What do u call a blind dinosaur? *do-u-think-he-saur-us*
I have just started a sexual relationship with a blind woman. It's very rewarding, but quite challenging. -- Took me ages to get her husband's voice right.
A blind man walks into a bar. And a table. And a door. And a staircase.
How do you find a blind man at a nude beach?
It isn't hard
What do blind kids and orphans have in common? Neither of them can see their parents.
A blind woman tells her boyfriend that she’s seeing someone. It’s either really terrible news or really great news.
how do you suprise a blind guy. leave the plunger in the toilet
Have you seen Stevie Wonder's new piano?
Neither has he.
I donated 100 dollars to a blind children’s charity. Too bad they won’t ever see a dime of it.
I bought my blind friend a cheese grater for his birthday. A week later, he told me it was the most violent book he ever read.
Why can't blind people eat fish?
Because it's sea food.
stop with the blind jokes...I don't see the point.
kid asks "what is dark humor?" me *points*"see at that guy across the street..." kid:"i can't... I'm blind" me:"exactly "
why was Helen kellers belly button bruised? her boyfriend was blind too.
In my spare time I help blind children. -- I mean the verb, not the adjective.
This is really mean... A man put a blind man in a circular room and said ur dinners in the corner
Son: mom what is dark humor? Mom: son do you see that man trying to tie his shoe with no hands?
Son: Mother you know im blind and cant see!! Mom: exactly!

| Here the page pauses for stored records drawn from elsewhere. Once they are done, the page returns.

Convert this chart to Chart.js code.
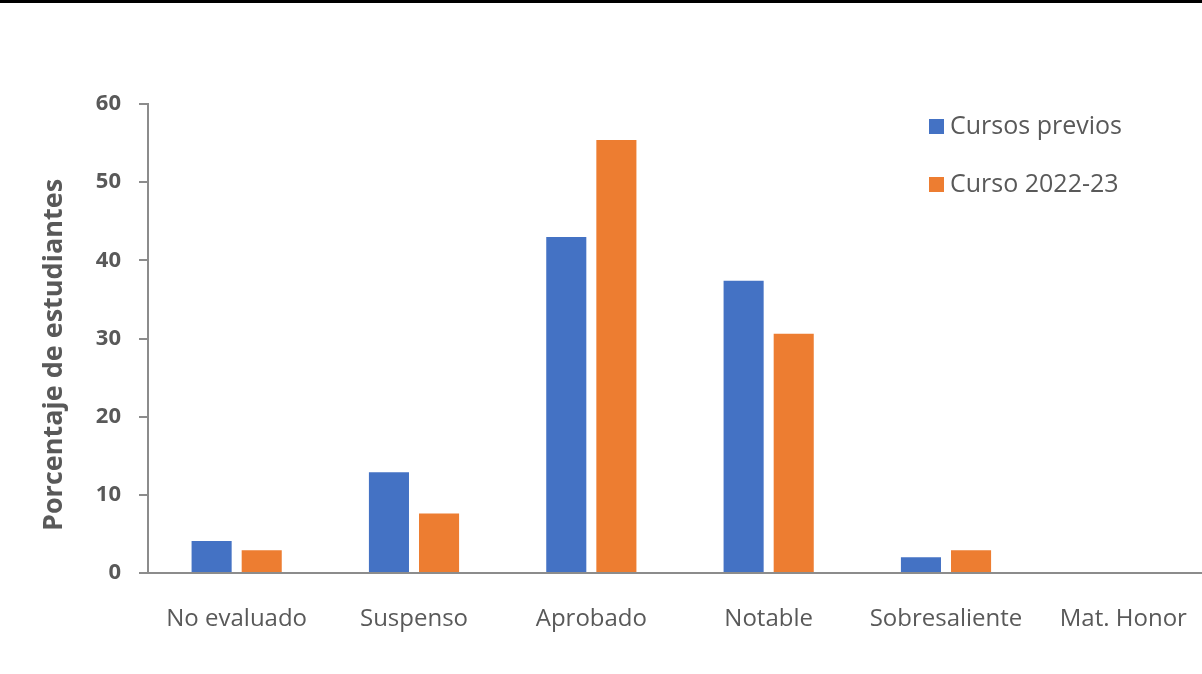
<!DOCTYPE html>
<html>
<head>
<meta charset="utf-8">
<script src="https://cdn.jsdelivr.net/npm/chart.js@4.4.0/dist/chart.umd.min.js"></script>
<style>
  html, body { margin: 0; padding: 0; background: #fff; overflow: hidden; }
  #wrap { position: absolute; left: 0; top: 0; width: 1215px; height: 674px; }
  #topline { position: absolute; left: 0; top: 0; width: 1202px; height: 3px; background: #000; z-index: 2; }
</style>
</head>
<body>
<div id="topline"></div>
<div id="wrap"><canvas id="chart"></canvas></div>
<script>
'use strict';

const categories = ['No evaluado', 'Suspenso', 'Aprobado', 'Notable', 'Sobresaliente', 'Mat. Honor'];
const cursosPrevios = [4.1, 12.9, 43.0, 37.4, 2.0, 0];
const curso2022 = [2.9, 7.6, 55.4, 30.6, 2.9, 0];
const yTicks = [0, 10, 20, 30, 40, 50, 60];
const yTitle = 'Porcentaje de estudiantes';

const labelFont = '"Open Sans", sans-serif';
const textGray = '#595959';
const axisGray = '#8c8c8c';

// legend stacked top-right, plus the rotated y title (chart.js puts it too far left)
const extras = {
  id: 'extras',
  afterDraw(chart) {
    const ctx = chart.ctx;
    ctx.save();
    ctx.font = '25px ' + labelFont;
    ctx.textBaseline = 'middle';
    chart.data.datasets.forEach((ds, i) => {
      const y = 127 + i * 58;
      ctx.fillStyle = ds.backgroundColor;
      ctx.fillRect(929, y - 8, 15, 15);
      ctx.fillStyle = textGray;
      ctx.fillText(ds.label, 950, y);
    });

    ctx.translate(54, 355);
    ctx.rotate(-Math.PI / 2);
    ctx.textAlign = 'center';
    ctx.font = 'bold 27px ' + labelFont;
    ctx.fillStyle = textGray;
    ctx.fillText(yTitle, 0, 0);
    ctx.restore();
  }
};

new Chart(document.getElementById('chart'), {
  type: 'bar',
  data: {
    labels: categories,
    datasets: [
      { label: 'Cursos previos', data: cursosPrevios, backgroundColor: '#4472C4' },
      { label: 'Curso 2022-23', data: curso2022, backgroundColor: '#ED7D31' }
    ]
  },
  options: {
    responsive: true,
    maintainAspectRatio: false,
    animation: false,
    categoryPercentage: 0.565,
    barPercentage: 0.8,
    layout: { padding: { top: 104, left: 0, right: 3, bottom: 0 } },
    plugins: {
      legend: { display: false },
      tooltip: { enabled: false }
    },
    scales: {
      x: {
        grid: { display: false },
        border: { display: true, color: axisGray, width: 2 },
        ticks: {
          color: textGray,
          font: { family: labelFont, size: 24 },
          padding: 24,
          maxRotation: 0,
          autoSkip: false
        },
        afterFit(scale) { scale.height = 101; }
      },
      y: {
        min: 0,
        max: 60,
        afterBuildTicks(scale) { scale.ticks = yTicks.map(v => ({ value: v })); },
        grid: { display: true, drawOnChartArea: false, color: axisGray, tickLength: 9, lineWidth: 2 },
        border: { display: true, color: axisGray, width: 2 },
        ticks: {
          color: textGray,
          font: { family: labelFont, size: 22, weight: 'bold' },
          padding: 18
        },
        afterFit(scale) { scale.width = 148; }
      }
    }
  },
  plugins: [extras]
});
</script>
</body>
</html>
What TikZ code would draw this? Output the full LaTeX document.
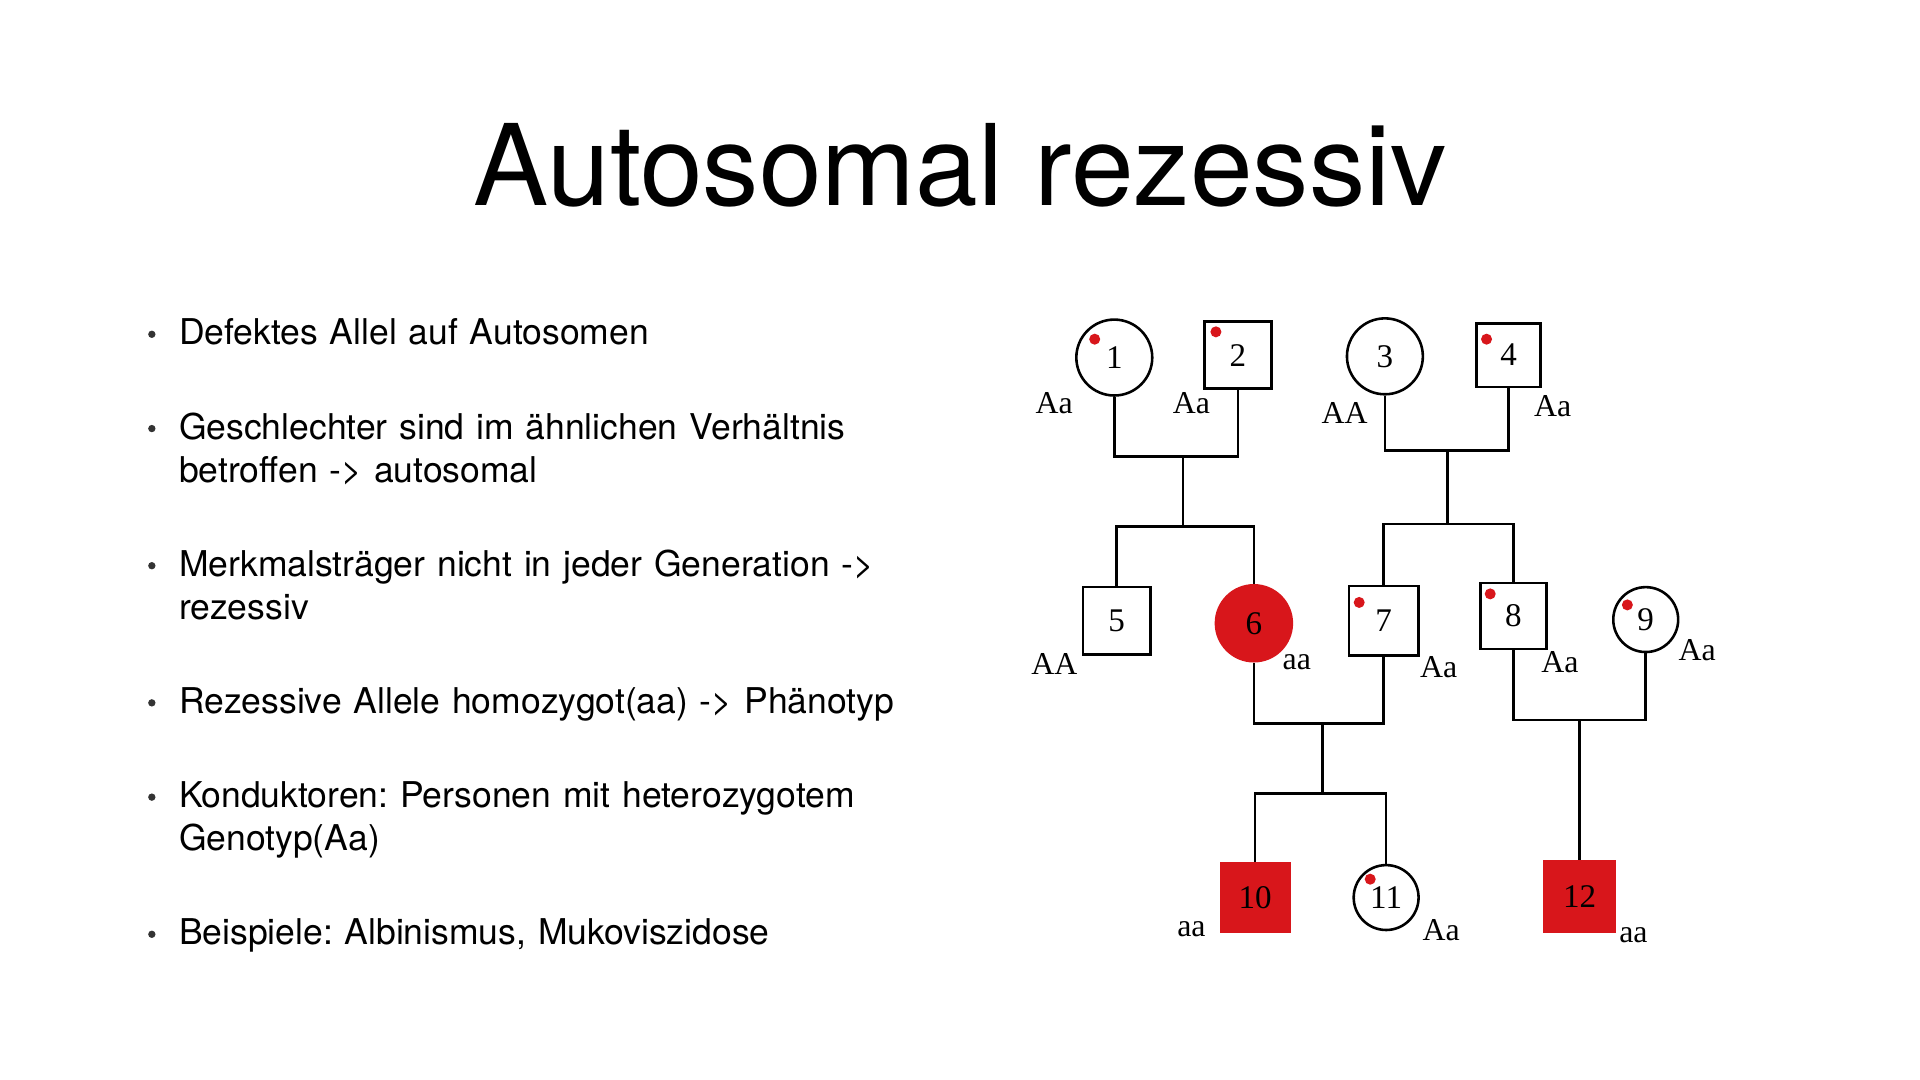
\documentclass[tikz,border=0pt]{standalone}
\usepackage{fontspec}
\setmainfont{Liberation Serif}
\newfontfamily\hel{TeX Gyre Heros}
\definecolor{aff}{HTML}{D8161B}
\begin{document}
\begin{tikzpicture}[x=1pt,y=-1pt,
  fem/.style={circle,draw,line width=2.1pt,minimum size=#1,inner sep=0pt,font=\fontsize{27}{27}\selectfont},
  mal/.style={rectangle,draw,line width=2.1pt,minimum size=#1,inner sep=0pt,font=\fontsize{27}{27}\selectfont},
  filled/.style={fill=aff,draw=aff},
  gt/.style={font=\fontsize{26}{26}\selectfont},
  dotc/.style={circle,fill=aff,inner sep=0pt,minimum size=9pt},
  ln/.style={line width=2.1pt},
  bul/.style={anchor=north west,align=left,font=\hel\frenchspacing\fontsize{29}{35}\selectfont,text width=660pt,inner sep=0pt}]
\useasboundingbox[fill=white] (0,0) rectangle (1568,882);
\node[font=\hel\fontsize{92}{92}\selectfont] (title) at (784,135) {Autosomal rezessiv};
\foreach \y/\t [count=\i] in {260/Defektes Allel auf Autosomen,
 337/{Geschlechter sind im ähnlichen Verhältnis\\betroffen -> autosomal},
 449/{Merkmalsträger nicht in jeder Generation ->\\rezessiv},
 561/{Rezessive Allele homozygot(aa) -> Phänotyp},
 638/{Konduktoren: Personen mit heterozygotem\\Genotyp(Aa)},
 750/{Beispiele: Albinismus, Mukoviszidose}}{
  \node[bul] (b\i) at (146,\y) {\t};
  \node[circle,fill=black!80,inner sep=0pt,minimum size=6pt] (d\i) at (124,\y+13) {};
}
% persons
\node[fem=62pt] (p1) at (910,292) {1};
\node[mal=55pt] (p2) at (1011,290) {2};
\node[fem=62pt] (p3) at (1131,291) {3};
\node[mal=52pt] (p4) at (1232,290) {4};
\node[mal=55pt] (p5) at (912,507) {5};
\node[fem=62pt,filled] (p6) at (1024,509) {6};
\node[mal=57pt] (p7) at (1130,507) {7};
\node[mal=54pt] (p8) at (1236,503) {8};
\node[fem=53pt] (p9) at (1344,506) {9};
\node[mal=56pt,filled] (p10) at (1025,733) {10};
\node[fem=53pt] (p11) at (1132,733) {11};
\node[mal=57pt,filled] (p12) at (1290,732) {12};
% dots
\foreach \n/\x/\y in {1/894/277,2/993/271,4/1214/277,7/1110/492,8/1217/485,9/1329/494,11/1119/718}
  \node[dotc] (dot\n) at (\x,\y) {};
% genotypes
\foreach \n/\x/\y/\t in {1/861/329/Aa,2/973/329/Aa,3/1098/337/AA,4/1268/332/Aa,5/861/542/AA,6/1059/541/aa,7/1175/545/Aa,8/1274/541/Aa,9/1386/531/Aa,10/973/759/aa,11/1177/760/Aa,12/1334/764/aa}
  \node[gt] (g\n) at (\x,\y) {\t};
% lines
\coordinate (m12) at (966,373);
\coordinate (s12) at (966,430);
\draw[ln] (p1.south) |- (m12) -| (p2.south);
\draw[ln] (m12) -- (s12);
\draw[ln] (p5.north) |- (s12) -| (p6.north);
\coordinate (m34) at (1182,368);
\coordinate (s34) at (1182,428);
\draw[ln] (p3.south) |- (m34) -| (p4.south);
\draw[ln] (m34) -- (s34);
\draw[ln] (p7.north) |- (s34) -| (p8.north);
\coordinate (m67) at (1080,591);
\coordinate (s67) at (1080,648);
\draw[ln] (p6.south) |- (m67) -| (p7.south);
\draw[ln] (m67) -- (s67);
\draw[ln] (p10.north) |- (s67) -| (p11.north);
\coordinate (m89) at (1290,588);
\draw[ln] (p8.south) |- (m89) -| (p9.south);
\draw[ln] (m89) -- (p12.north);
\end{tikzpicture}
\end{document}
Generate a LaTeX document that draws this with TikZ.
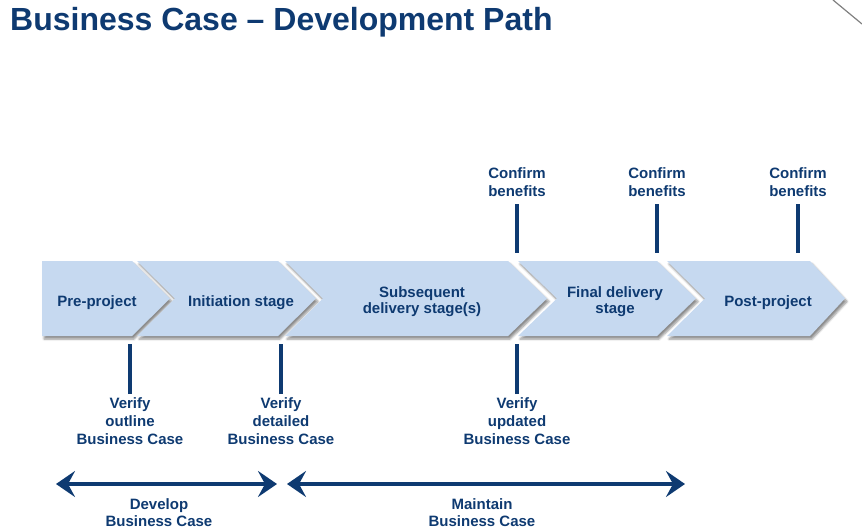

What did the mute man tell the blind man? Nothing
Me: Happy birthday! I got you a Rubix cube! Friend: I hate you. Me: why? Friend: I'm color blind
At the funeral of a family friend, I was chatting to June, an elderly lady I hadn’t seen since I was a teenager. I was thrilled when she told me what a beautiful young woman I’d become.
On the journey home, I remarked to my mother how lovely it had been to see June again.
“Yes, it’s such a shame that she’s gone blind,” she said sadly.